The diagram below demonstrates a software supply chain attack.3
Gaps in Software Supply Chain & Software Development Lifecycles
Currently, Organizations, have a potential lack of/limited visibility in some of the software libraries ingested from software providers, open source software, etc.
Example: Log4J — the Black Kite Research Team analyzed nearly 3,000 companies known to be affected or explicitly disclosed unaffected by the vulnerability and displayed in the figure below.4
Potential mitigations include:
One of the potential mitigations for increased visibility into the software libraries ingested from software providers, open source software, etc., is the Software Bill of Materials. With a software Bill of Materials (SBOM), you can respond quickly to the security, license, and operational risks of open-source use. This could also be potentially used to track the integration of COTS (Commercial Off the Shelf) Software into Organization Business Applications Groups.
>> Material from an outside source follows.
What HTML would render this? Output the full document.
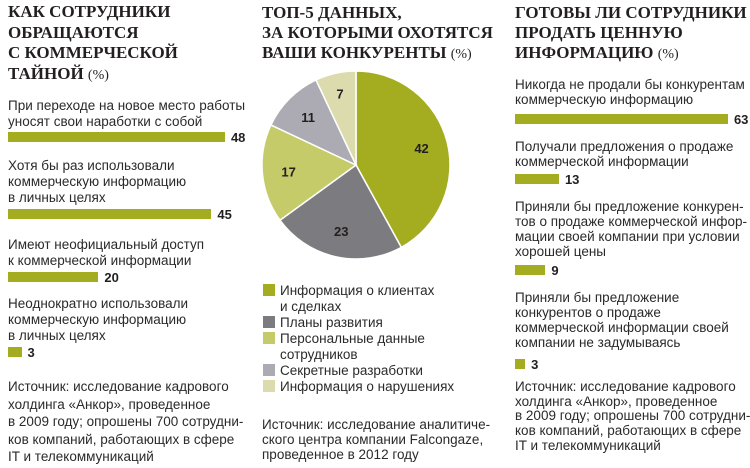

Below is a life cycle diagram, a software lifecycle, and a bill of materials associated with it.5
5 The Software lifecycle with multiple stages where underlying code might change, and thus the SBOM would be updated to reflect the changes. https://www.ntia.gov/files/ntia/publications/ntia_sbom_formats_and_standards_whitepaper_-_version_20191025.pdf
The use of the software bill of materials concept can even be expanded to include firmware down at the hardware level. There has been an increase in organizations adopting SBOMs as part of their supply chain, as well as future regulator requirements from the federal government.
Industry Resources for SBOMs:
- CycloneDX SBOM examples
- NITA SBOM: Format and Tooling
- Jupiter One https://www.jupiterone.com/sbom
- Google Supply-Chain Levels for Software Artifacts (SLSA) framework
- NSA Securing the Software Supply Chain
- NSA Securing the Software Supply Chain
Gaps in Supply Chain Risk Management Process
Organization’s third-party applications which might in CMDB are not linked/associated to the authoritative system of record for third party relationships (TPM Central) (e.g., Solarwinds, VMware, Microsoft, etc.).
It is also recommended that there should be an integration implemented between CMDB and the TPM system of record to organize/document the relationship between business applications and third-party records/engagements. This will allow TPM and other downstream groups to consume this information from systems of record CMDB when needed.
Enterprise’s Supply Chain
Contemporary enterprises run complex information systems and networks to support their missions. These information systems and networks comprise ICT/OT products and components made available by suppliers, developers, and system integrators. Enterprises also acquire and deploy an array of products and services, including:
- Custom software for information systems built to be deployed within the enterprise, made available by developers;
- Operations, maintenance, and disposal support for information systems and networks within and outside of the enterprise’s boundaries, made available by system integrators or other ICT/OT-related service providers; and
- External services to support the enterprise’s operations that are positioned both inside and outside of the authorization boundaries, made available by external system service providers.